Others, especially those with a high proportion of younger staff, are attempting to tread a Gen-Z version of the same high wire Goldman Sachs is already balancing on.
U.K. online retailer Asos Plc, known for its fast-fashion, wants its 3,800 predominantly young staff “in more than you’re out.” Many employees “missed the buzz of our offices,” the company said. And while Asos says “meaningful office connectivity” delivers the best results, it stresses that its policy isn’t “one-size-fits-all.”
Asos’s approach mixes a commitment to flexibility with a reminder that business priorities matter, epitomising the dilemma many firms face. Younger workers in particular are increasingly seeking out employers that they perceive demonstrate purpose and integrity.
“Especially when it comes to professional, highly-skilled jobs, it’s a workers’ market. They are dictating the terms of what they need,” said Mary Asante, director of HR Independents, an organization that supports human resources professionals.
Offices are changing, moving beyond ping-pong tables and free food. Citigroup is spending over 100 million pounds ($136 million) revamping its Canary Wharf skyscraper, focusing on energy efficiency and shared workspaces, complete with winter and health gardens.

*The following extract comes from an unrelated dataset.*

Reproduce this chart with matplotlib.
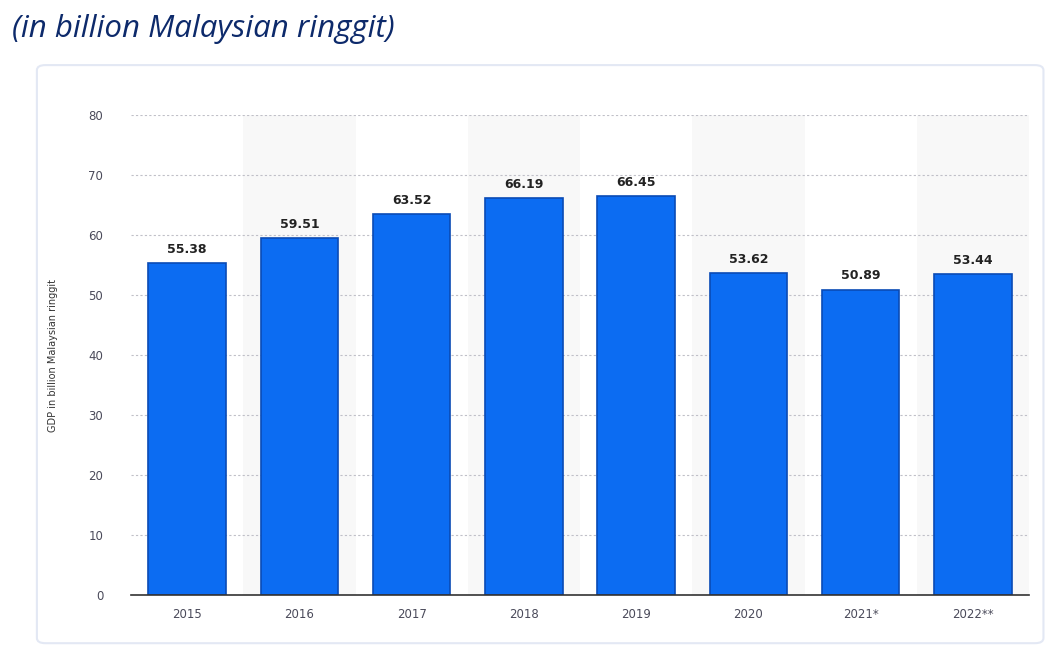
import matplotlib
matplotlib.use("Agg")
import matplotlib.pyplot as plt
from matplotlib.patches import FancyBboxPatch

years = ["2015", "2016", "2017", "2018", "2019", "2020", "2021*", "2022**"]
gdp = [55.38, 59.51, 63.52, 66.19, 66.45, 53.62, 50.89, 53.44]
yticks = [0, 10, 20, 30, 40, 50, 60, 70, 80]

fig = plt.figure(figsize=(10.54, 6.51), dpi=100)
fig.patch.set_facecolor("white")

# card behind the chart
card = FancyBboxPatch((0.035, 0.012), 0.955, 0.888, boxstyle="round,pad=0,rounding_size=0.008",
                      transform=fig.transFigure, facecolor="white", edgecolor="#e3e8f4",
                      linewidth=1.5, zorder=-10)
fig.patches.append(card)

fig.text(0.011, 0.955, "(in billion Malaysian ringgit)", fontsize=22.5, style="italic",
         color="#0d2a6b", family="Open Sans", fontweight="normal", va="center")

ax = fig.add_axes([0.1243, 0.086, 0.852, 0.7373])
x = range(len(years))

# alternating column shading
for i in x:
    if i % 2 == 1:
        ax.axvspan(i - 0.5, i + 0.5, color="#f8f8f8", zorder=0, linewidth=0)

ax.bar(x, gdp, width=0.69, color="#0c6cf2", edgecolor="#0a4bb5", linewidth=1.2, zorder=3)

for i, v in enumerate(gdp):
    ax.text(i, v + 1.2, f"{v:.2f}", ha="center", va="bottom", fontsize=9,
            fontweight="bold", color="#222222", zorder=4)

ax.set_xlim(-0.5, len(years) - 0.5)
ax.set_ylim(0, 80)
ax.set_yticks(yticks)
ax.set_xticks(list(x))
ax.set_xticklabels(years)
ax.yaxis.grid(True, linestyle=(0, (2, 2)), color="#c0c0c8", linewidth=0.8, zorder=1)
ax.set_axisbelow(True)
for s in ["top", "right", "left"]:
    ax.spines[s].set_visible(False)
ax.spines["bottom"].set_color("#333333")
ax.spines["bottom"].set_linewidth(1.2)
ax.spines["bottom"].set_zorder(5)
ax.tick_params(axis="both", length=0, labelsize=8.5, labelcolor="#4a4a5a")
ax.tick_params(axis="y", pad=20)
ax.tick_params(axis="x", pad=9)
ax.set_facecolor("white")
ax.set_ylabel("GDP in billion Malaysian ringgit", fontsize=7, color="#333333", labelpad=22)

fig.savefig("out.png", dpi=100)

Citi wants staff to learn, coach, innovate and problem-solve together. That’s a modern approach, though James Bardrick, Citi’s country officer for the U.K., draws a parallel with a different time. “I learned most of what I did when I started 35 years ago by watching and listening to more experienced people around me, whether I was taking notes or making tea.”

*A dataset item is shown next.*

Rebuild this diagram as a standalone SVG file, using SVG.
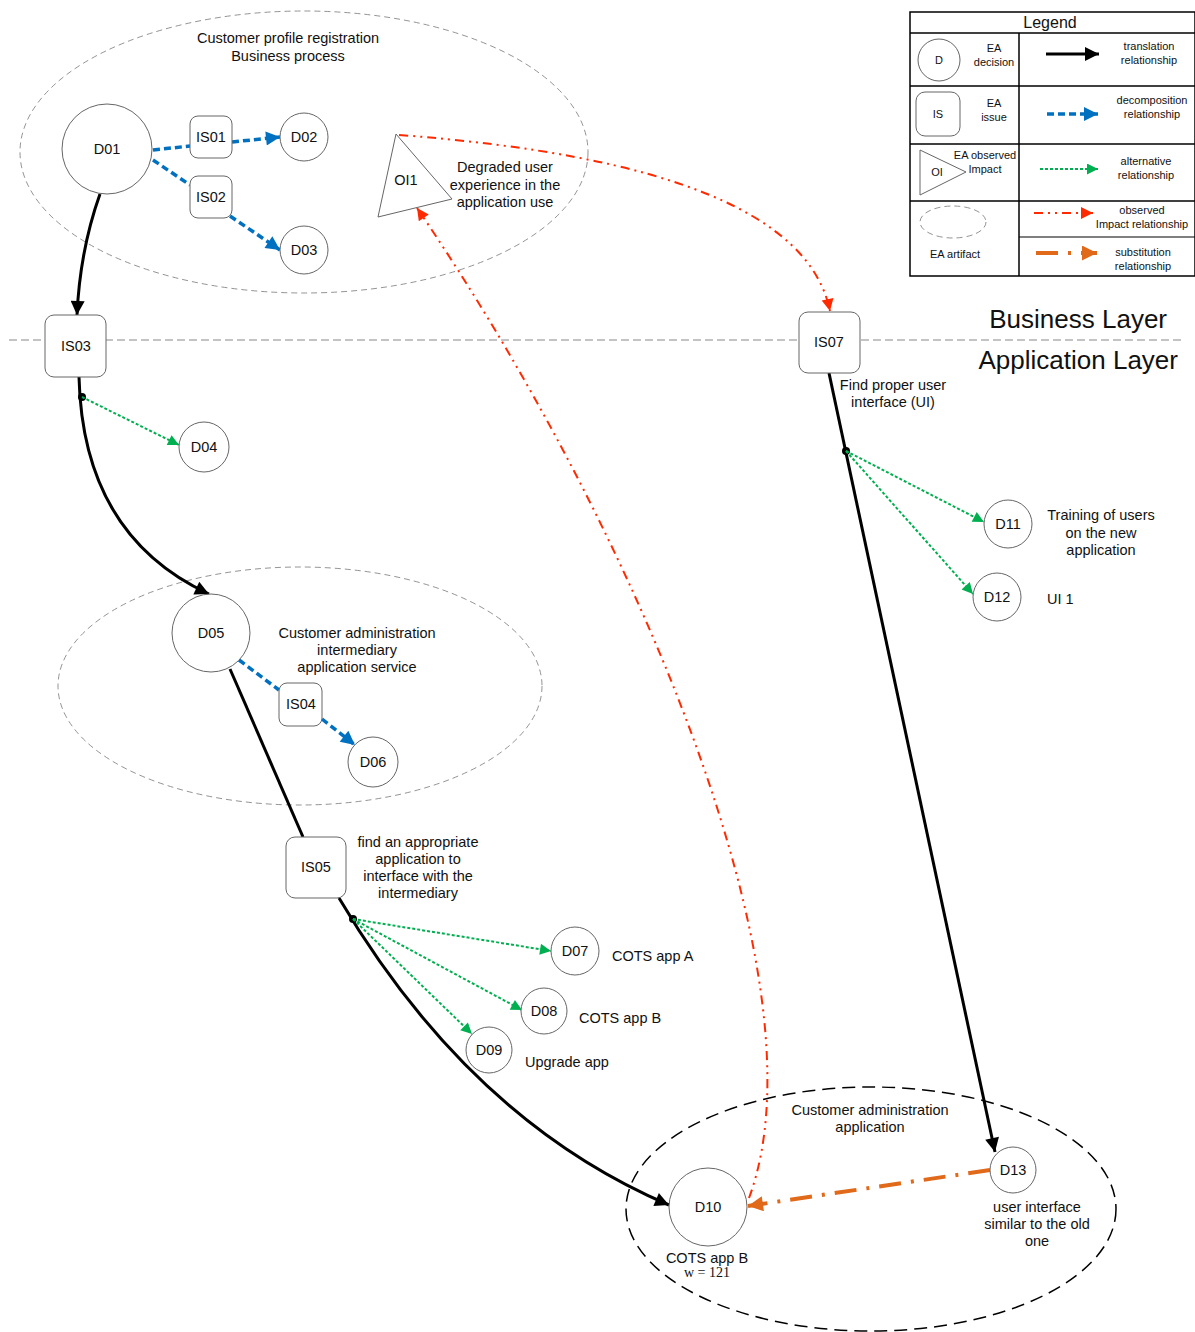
<svg xmlns="http://www.w3.org/2000/svg" width="1195" height="1332" viewBox="0 0 1195 1332">
  <style>
    text { font-family: "Liberation Sans", Arial, sans-serif; fill: #111; }
    .lbl { font-size: 14.5px; text-anchor: middle; }
    .txt { font-size: 14.5px; }
    .sm { font-size: 11px; text-anchor: middle; }
    .serif { font-family: "Liberation Serif", "Times New Roman", serif; font-size: 14px; text-anchor: middle; }
    .dec { fill: #fff; stroke: #666; stroke-width: 1; }
    .iss { fill: #fff; stroke: #666; stroke-width: 1; }
    .art { fill: none; stroke: #777; stroke-width: 0.8; stroke-dasharray: 6,4; }
    .trans { fill: none; stroke: #000; stroke-width: 3; }
    .decomp { fill: none; stroke: #0070C0; stroke-width: 3.5; stroke-dasharray: 7,4; }
    .alt { fill: none; stroke: #00B050; stroke-width: 2; stroke-dasharray: 3,2; }
    .obs { fill: none; stroke: #FF2A00; stroke-width: 2; stroke-dasharray: 9,5,2,5,2,5; }
    .subst { fill: none; stroke: #E0691A; stroke-width: 4; stroke-dasharray: 22,10,3,10; }
  </style>
  <defs>
    <marker id="arrBlack" viewBox="0 0 10 10" refX="10" refY="5" markerUnits="userSpaceOnUse" markerWidth="20" markerHeight="14" orient="auto">
      <path d="M0,0 L10,5 L0,10 z" fill="#000"/>
    </marker>
    <marker id="arrBlue" viewBox="0 0 10 10" refX="10" refY="5" markerUnits="userSpaceOnUse" markerWidth="20" markerHeight="14" orient="auto">
      <path d="M0,0 L10,5 L0,10 z" fill="#0070C0"/>
    </marker>
    <marker id="arrGreen" viewBox="0 0 10 10" refX="10" refY="5" markerUnits="userSpaceOnUse" markerWidth="15" markerHeight="11" orient="auto">
      <path d="M0,0 L10,5 L0,10 z" fill="#00B050"/>
    </marker>
    <marker id="arrRed" viewBox="0 0 10 10" refX="10" refY="5" markerUnits="userSpaceOnUse" markerWidth="16" markerHeight="12" orient="auto">
      <path d="M0,0 L10,5 L0,10 z" fill="#FF2A00"/>
    </marker>
    <marker id="arrOrange" viewBox="0 0 10 10" refX="10" refY="5" markerUnits="userSpaceOnUse" markerWidth="22" markerHeight="15" orient="auto">
      <path d="M0,0 L10,5 L0,10 z" fill="#E0691A"/>
    </marker>
  </defs>

  <rect width="1195" height="1332" fill="#fff"/>

  <!-- EA artifacts -->
  <g id="artifact-profile">
    <ellipse class="art" cx="304" cy="152" rx="284" ry="141"/>
    <text class="lbl" x="288" y="43">Customer profile registration</text>
    <text class="lbl" x="288" y="61">Business process</text>
  </g>
  <g id="artifact-intermediary">
    <ellipse class="art" cx="300" cy="686" rx="242" ry="119"/>
    <text class="lbl" x="357" y="638">Customer administration</text>
    <text class="lbl" x="357" y="655">intermediary</text>
    <text class="lbl" x="357" y="672">application service</text>
  </g>
  <g id="artifact-application">
    <ellipse cx="871" cy="1209" rx="245" ry="122" fill="none" stroke="#000" stroke-width="1.5" stroke-dasharray="13,7"/>
    <text class="lbl" x="870" y="1115">Customer administration</text>
    <text class="lbl" x="870" y="1132">application</text>
  </g>

  <!-- layer separator -->
  <g id="layers">
    <line x1="9" y1="340" x2="1183" y2="340" stroke="#888" stroke-width="1" stroke-dasharray="8,4"/>
    <text x="1167" y="328" font-size="26" text-anchor="end">Business Layer</text>
    <text x="1178" y="369" font-size="26" text-anchor="end">Application Layer</text>
  </g>

  <!-- connectors -->
  <g id="connectors">
    <!-- translation -->
    <path class="trans" d="M100,194 Q80,250 77,315" marker-end="url(#arrBlack)"/>
    <path class="trans" d="M79,377 C82,500 140,562 209,594" marker-end="url(#arrBlack)"/>
    <path class="trans" d="M230,669 L303,837"/>
    <path class="trans" d="M339,898 Q470,1120 669,1205" stroke-width="3.8" marker-end="url(#arrBlack)"/>
    <path class="trans" d="M829,373 L995,1152" marker-end="url(#arrBlack)"/>
    <circle cx="82" cy="397" r="4" fill="#000"/>
    <circle cx="353" cy="919" r="4" fill="#000"/>
    <circle cx="846" cy="451" r="4" fill="#000"/>

    <!-- decomposition -->
    <path class="decomp" d="M153,150 L190,146"/>
    <path class="decomp" d="M232,142 L280,137" marker-end="url(#arrBlue)"/>
    <path class="decomp" d="M153,160 L190,185"/>
    <path class="decomp" d="M230,216 L280,250" marker-end="url(#arrBlue)"/>
    <path class="decomp" d="M239,660 L279,690"/>
    <path class="decomp" d="M322,719 L355,745" marker-end="url(#arrBlue)"/>

    <!-- alternatives -->
    <path class="alt" d="M82,397 L179,445" marker-end="url(#arrGreen)"/>
    <path class="alt" d="M353,919 L551,951" marker-end="url(#arrGreen)"/>
    <path class="alt" d="M353,919 L522,1010" marker-end="url(#arrGreen)"/>
    <path class="alt" d="M353,919 L472,1034" marker-end="url(#arrGreen)"/>
    <path class="alt" d="M846,451 L984,522" marker-end="url(#arrGreen)"/>
    <path class="alt" d="M846,451 L973,594" marker-end="url(#arrGreen)"/>

    <!-- observed impact -->
    <path class="obs" d="M399,135 Q800,165 830,311" marker-end="url(#arrRed)"/>
    <path class="obs" d="M749,1198 C830,980 630,520 417,208" marker-end="url(#arrRed)"/>

    <!-- substitution -->
    <path class="subst" d="M990,1170 L748,1206" marker-end="url(#arrOrange)"/>
  </g>

  <!-- decisions -->
  <g id="D01"><circle class="dec" cx="107" cy="149" r="45"/><text class="lbl" x="107" y="154">D01</text></g>
  <g id="D02"><circle class="dec" cx="304" cy="137" r="24"/><text class="lbl" x="304" y="142">D02</text></g>
  <g id="D03"><circle class="dec" cx="304" cy="250" r="24"/><text class="lbl" x="304" y="255">D03</text></g>
  <g id="D04"><circle class="dec" cx="204" cy="447" r="25"/><text class="lbl" x="204" y="452">D04</text></g>
  <g id="D05"><circle class="dec" cx="211" cy="633" r="39"/><text class="lbl" x="211" y="638">D05</text></g>
  <g id="D06"><circle class="dec" cx="373" cy="762" r="25"/><text class="lbl" x="373" y="767">D06</text></g>
  <g id="D07"><circle class="dec" cx="575" cy="951" r="24"/><text class="lbl" x="575" y="956">D07</text></g>
  <g id="D08"><circle class="dec" cx="544" cy="1011" r="23"/><text class="lbl" x="544" y="1016">D08</text></g>
  <g id="D09"><circle class="dec" cx="489" cy="1050" r="23"/><text class="lbl" x="489" y="1055">D09</text></g>
  <g id="D10"><circle class="dec" cx="708" cy="1207" r="39"/><text class="lbl" x="708" y="1212">D10</text></g>
  <g id="D11"><circle class="dec" cx="1008" cy="524" r="24"/><text class="lbl" x="1008" y="529">D11</text></g>
  <g id="D12"><circle class="dec" cx="997" cy="597" r="24"/><text class="lbl" x="997" y="602">D12</text></g>
  <g id="D13"><circle class="dec" cx="1013" cy="1170" r="23"/><text class="lbl" x="1013" y="1175">D13</text></g>

  <!-- issues -->
  <g id="IS01"><rect class="iss" x="190" y="116" width="42" height="42" rx="8"/><text class="lbl" x="211" y="142">IS01</text></g>
  <g id="IS02"><rect class="iss" x="190" y="176" width="42" height="42" rx="8"/><text class="lbl" x="211" y="202">IS02</text></g>
  <g id="IS03"><rect class="iss" x="45" y="315" width="61" height="62" rx="9"/><text class="lbl" x="76" y="351">IS03</text></g>
  <g id="IS04"><rect class="iss" x="279" y="683" width="43" height="43" rx="8"/><text class="lbl" x="301" y="709">IS04</text></g>
  <g id="IS05"><rect class="iss" x="286" y="837" width="60" height="61" rx="9"/><text class="lbl" x="316" y="872">IS05</text></g>
  <g id="IS07"><rect class="iss" x="799" y="312" width="61" height="61" rx="9"/><text class="lbl" x="829" y="347">IS07</text></g>

  <!-- observed impact -->
  <g id="OI1">
    <polygon points="396,134 378,217 452,199" fill="#fff" stroke="#666" stroke-width="1"/>
    <text class="lbl" x="406" y="185">OI1</text>
    <text class="lbl" x="505" y="172">Degraded user</text>
    <text class="lbl" x="505" y="190">experience in the</text>
    <text class="lbl" x="505" y="207">application use</text>
  </g>

  <!-- annotations -->
  <g id="notes">
    <text class="lbl" x="893" y="390">Find proper user</text>
    <text class="lbl" x="893" y="407">interface (UI)</text>
    <text class="lbl" x="1101" y="520">Training of users</text>
    <text class="lbl" x="1101" y="538">on the new</text>
    <text class="lbl" x="1101" y="555">application</text>
    <text class="txt" x="1047" y="604">UI 1</text>
    <text class="lbl" x="418" y="847">find an appropriate</text>
    <text class="lbl" x="418" y="864">application to</text>
    <text class="lbl" x="418" y="881">interface with the</text>
    <text class="lbl" x="418" y="898">intermediary</text>
    <text class="txt" x="612" y="961">COTS app A</text>
    <text class="txt" x="579" y="1023">COTS app B</text>
    <text class="txt" x="525" y="1067">Upgrade app</text>
    <text class="lbl" x="707" y="1263">COTS app B</text>
    <text class="serif" x="707" y="1277">w = 121</text>
    <text class="lbl" x="1037" y="1212">user interface</text>
    <text class="lbl" x="1037" y="1229">similar to the old</text>
    <text class="lbl" x="1037" y="1246">one</text>
  </g>

  <!-- legend -->
  <g id="legend">
    <rect x="910" y="12" width="285" height="264" fill="#fff" stroke="#000" stroke-width="1.5"/>
    <line x1="910" y1="33" x2="1195" y2="33" stroke="#000" stroke-width="1.5"/>
    <line x1="910" y1="86" x2="1195" y2="86" stroke="#000" stroke-width="1.5"/>
    <line x1="910" y1="144" x2="1195" y2="144" stroke="#000" stroke-width="1.5"/>
    <line x1="910" y1="201" x2="1195" y2="201" stroke="#000" stroke-width="1.5"/>
    <line x1="1019" y1="237" x2="1195" y2="237" stroke="#000" stroke-width="1"/>
    <line x1="1019" y1="33" x2="1019" y2="276" stroke="#000" stroke-width="1.5"/>
    <text x="1050" y="28" font-size="16" text-anchor="middle">Legend</text>

    <circle class="dec" cx="939" cy="60" r="21"/>
    <text class="sm" x="939" y="64">D</text>
    <text class="sm" x="994" y="52">EA</text>
    <text class="sm" x="994" y="66">decision</text>

    <rect class="iss" x="916" y="92" width="44" height="44" rx="9"/>
    <text class="sm" x="938" y="118">IS</text>
    <text class="sm" x="994" y="107">EA</text>
    <text class="sm" x="994" y="121">issue</text>

    <polygon points="920,150 920,195 966,172" fill="#fff" stroke="#666" stroke-width="1"/>
    <text class="sm" x="937" y="176">OI</text>
    <text class="sm" x="985" y="159">EA observed</text>
    <text class="sm" x="985" y="173">Impact</text>

    <ellipse class="art" cx="953" cy="222" rx="33" ry="16"/>
    <text class="sm" x="955" y="258">EA artifact</text>

    <line class="trans" x1="1046" y1="54" x2="1099" y2="54" stroke-width="4" marker-end="url(#arrBlack)"/>
    <text class="sm" x="1149" y="50">translation</text>
    <text class="sm" x="1149" y="64">relationship</text>

    <line class="decomp" x1="1047" y1="114" x2="1098" y2="114" marker-end="url(#arrBlue)"/>
    <text class="sm" x="1152" y="104">decomposition</text>
    <text class="sm" x="1152" y="118">relationship</text>

    <line class="alt" x1="1040" y1="169" x2="1098" y2="169" marker-end="url(#arrGreen)"/>
    <text class="sm" x="1146" y="165">alternative</text>
    <text class="sm" x="1146" y="179">relationship</text>

    <line class="obs" x1="1034" y1="213" x2="1093" y2="213" marker-end="url(#arrRed)"/>
    <text class="sm" x="1142" y="214">observed</text>
    <text class="sm" x="1142" y="228">Impact relationship</text>

    <line class="subst" x1="1036" y1="253" x2="1097" y2="253" stroke-dasharray="24,14" marker-end="url(#arrOrange)"/>
    <text class="sm" x="1143" y="256">substitution</text>
    <text class="sm" x="1143" y="270">relationship</text>
  </g>
</svg>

Companies like Citi, which place a premium on office life, are facing a test: Can they roll out hybrid work policies that are flexible enough to keep staff happy and get their people back on-site?
Some are going further than redesigning buildings. Fintech companies such as Revolut Ltd. and Eigen Technologies Ltd. are already committed to letting staff work full-time from anywhere.

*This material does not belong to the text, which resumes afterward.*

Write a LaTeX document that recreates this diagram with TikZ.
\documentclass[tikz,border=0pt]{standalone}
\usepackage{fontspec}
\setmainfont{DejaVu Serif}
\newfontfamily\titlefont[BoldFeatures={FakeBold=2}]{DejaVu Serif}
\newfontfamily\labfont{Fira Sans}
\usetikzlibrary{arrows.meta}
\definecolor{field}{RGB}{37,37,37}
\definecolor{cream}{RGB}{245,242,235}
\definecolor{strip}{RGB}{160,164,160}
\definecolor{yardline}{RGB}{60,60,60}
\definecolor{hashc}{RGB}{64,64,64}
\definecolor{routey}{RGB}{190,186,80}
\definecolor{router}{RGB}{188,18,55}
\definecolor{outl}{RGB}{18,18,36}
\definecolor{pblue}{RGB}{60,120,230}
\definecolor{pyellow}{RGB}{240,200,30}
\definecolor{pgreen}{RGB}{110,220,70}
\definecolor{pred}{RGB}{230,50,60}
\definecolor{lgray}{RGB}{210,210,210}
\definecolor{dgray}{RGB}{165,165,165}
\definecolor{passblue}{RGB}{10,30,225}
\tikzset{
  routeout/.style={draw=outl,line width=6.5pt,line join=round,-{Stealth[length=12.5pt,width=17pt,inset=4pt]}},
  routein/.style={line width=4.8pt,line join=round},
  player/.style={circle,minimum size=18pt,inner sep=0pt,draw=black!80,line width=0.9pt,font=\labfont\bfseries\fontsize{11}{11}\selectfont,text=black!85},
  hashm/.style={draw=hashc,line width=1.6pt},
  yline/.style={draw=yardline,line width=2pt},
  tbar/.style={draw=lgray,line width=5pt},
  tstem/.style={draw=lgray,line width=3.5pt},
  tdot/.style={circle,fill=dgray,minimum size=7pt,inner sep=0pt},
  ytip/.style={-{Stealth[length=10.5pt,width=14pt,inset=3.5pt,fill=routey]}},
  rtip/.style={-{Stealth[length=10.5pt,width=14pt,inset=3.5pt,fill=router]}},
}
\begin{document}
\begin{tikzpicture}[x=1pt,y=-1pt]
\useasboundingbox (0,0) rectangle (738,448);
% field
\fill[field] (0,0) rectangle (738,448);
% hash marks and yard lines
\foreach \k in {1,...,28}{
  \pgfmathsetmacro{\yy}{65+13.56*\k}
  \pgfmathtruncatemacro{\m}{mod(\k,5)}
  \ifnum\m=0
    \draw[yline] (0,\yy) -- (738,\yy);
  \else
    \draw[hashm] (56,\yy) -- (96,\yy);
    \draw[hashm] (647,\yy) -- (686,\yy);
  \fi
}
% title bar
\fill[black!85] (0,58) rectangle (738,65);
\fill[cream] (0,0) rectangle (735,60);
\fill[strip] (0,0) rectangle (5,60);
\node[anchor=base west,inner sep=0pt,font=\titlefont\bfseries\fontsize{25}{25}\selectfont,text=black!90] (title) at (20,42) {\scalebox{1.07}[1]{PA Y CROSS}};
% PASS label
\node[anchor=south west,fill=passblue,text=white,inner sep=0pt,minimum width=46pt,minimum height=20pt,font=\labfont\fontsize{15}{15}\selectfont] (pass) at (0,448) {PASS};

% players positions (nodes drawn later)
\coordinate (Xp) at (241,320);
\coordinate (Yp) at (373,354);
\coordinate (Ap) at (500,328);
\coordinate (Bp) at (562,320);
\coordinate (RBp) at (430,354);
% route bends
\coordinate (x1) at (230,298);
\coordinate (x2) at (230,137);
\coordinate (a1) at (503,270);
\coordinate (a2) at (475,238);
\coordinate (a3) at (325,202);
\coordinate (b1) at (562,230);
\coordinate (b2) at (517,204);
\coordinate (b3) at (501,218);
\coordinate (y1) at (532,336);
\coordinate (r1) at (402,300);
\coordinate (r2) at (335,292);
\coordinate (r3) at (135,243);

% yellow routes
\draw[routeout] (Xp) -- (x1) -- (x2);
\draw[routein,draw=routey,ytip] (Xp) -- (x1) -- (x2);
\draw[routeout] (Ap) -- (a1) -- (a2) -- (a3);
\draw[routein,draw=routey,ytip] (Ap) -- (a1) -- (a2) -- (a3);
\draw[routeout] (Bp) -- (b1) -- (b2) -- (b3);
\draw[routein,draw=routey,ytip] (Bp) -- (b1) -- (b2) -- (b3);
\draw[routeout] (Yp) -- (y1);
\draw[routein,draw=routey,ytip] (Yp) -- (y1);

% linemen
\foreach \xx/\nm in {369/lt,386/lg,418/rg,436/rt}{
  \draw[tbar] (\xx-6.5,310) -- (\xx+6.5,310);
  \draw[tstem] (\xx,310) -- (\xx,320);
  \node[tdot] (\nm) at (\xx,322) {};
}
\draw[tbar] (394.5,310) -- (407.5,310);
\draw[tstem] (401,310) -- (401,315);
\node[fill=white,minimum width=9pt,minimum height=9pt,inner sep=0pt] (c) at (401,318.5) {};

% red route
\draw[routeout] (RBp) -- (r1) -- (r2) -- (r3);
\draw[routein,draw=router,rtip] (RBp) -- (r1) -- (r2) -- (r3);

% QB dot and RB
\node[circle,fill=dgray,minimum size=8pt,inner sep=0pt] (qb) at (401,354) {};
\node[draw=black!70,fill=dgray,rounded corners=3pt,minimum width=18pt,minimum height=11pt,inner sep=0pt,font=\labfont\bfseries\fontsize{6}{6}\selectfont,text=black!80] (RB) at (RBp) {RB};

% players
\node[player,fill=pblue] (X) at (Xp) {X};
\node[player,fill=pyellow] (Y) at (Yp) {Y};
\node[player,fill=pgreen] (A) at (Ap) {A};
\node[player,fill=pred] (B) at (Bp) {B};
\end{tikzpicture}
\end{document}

The move “was one of the hardest decisions I’ve ever had to make,” Eigen co-founder and Chief Executive Officer Lewis Liu said in an interview. “One of things you lose when you go fully remote is one of the purposes of why you work.”
To ensure staff remain engaged, Eigen encourages them to attend cheese and wine events in the office and holds off-site planning sessions at locations like Monkey Island Estate, a luxury hotel in Berkshire, outside London.
Similarly, investment bank Peel Hunt LLP brought staff back in for a two-week “big bang” last year to reconnect with the company. “It was an absolute winner,” CEO Steven Fine said. “I reckon I had 90% of eligible staff in, and then after that they go back to doing whatever their manager is happy with them doing.”
The scale of change will cause casualties. Centuries-old insurance market Lloyd’s of London is reviewing its real estate needs, fueling speculation it could leave its iconic London headquarters. The City’s Lord Mayor, Vincent Keaveny, a partner at law firm DLA Piper, fears for the financial district’s cafes, restaurant, dentists, doctors, and gyms. “We need people back to support those businesses,” he said.
Others report a sense of drift and confusion. One fund manager based in London who ventured into his office found only five other people there. Another said constant changes in regulations confused his team, and he now thinks it will be hard to bring them back. A third noted that many staff now choose to work from home on Mondays and Fridays, and lamented the increasing lack of face-to-face contact.
“The structure of the working days has got to be established, but it will be place by place,” said Hobsbawm, whose “Nowhere Office” theory challenges the always-on, always-in culture that dominated the knowledge economy for years before the pandemic struck.
“I absolutely have sympathy with Goldman Sachs and any organization trying to balance what it needs to do on a daily basis,” said Hobsbawm. “But what I would say to all the business leaders and policymakers is please, take a look around you. Please read the room.”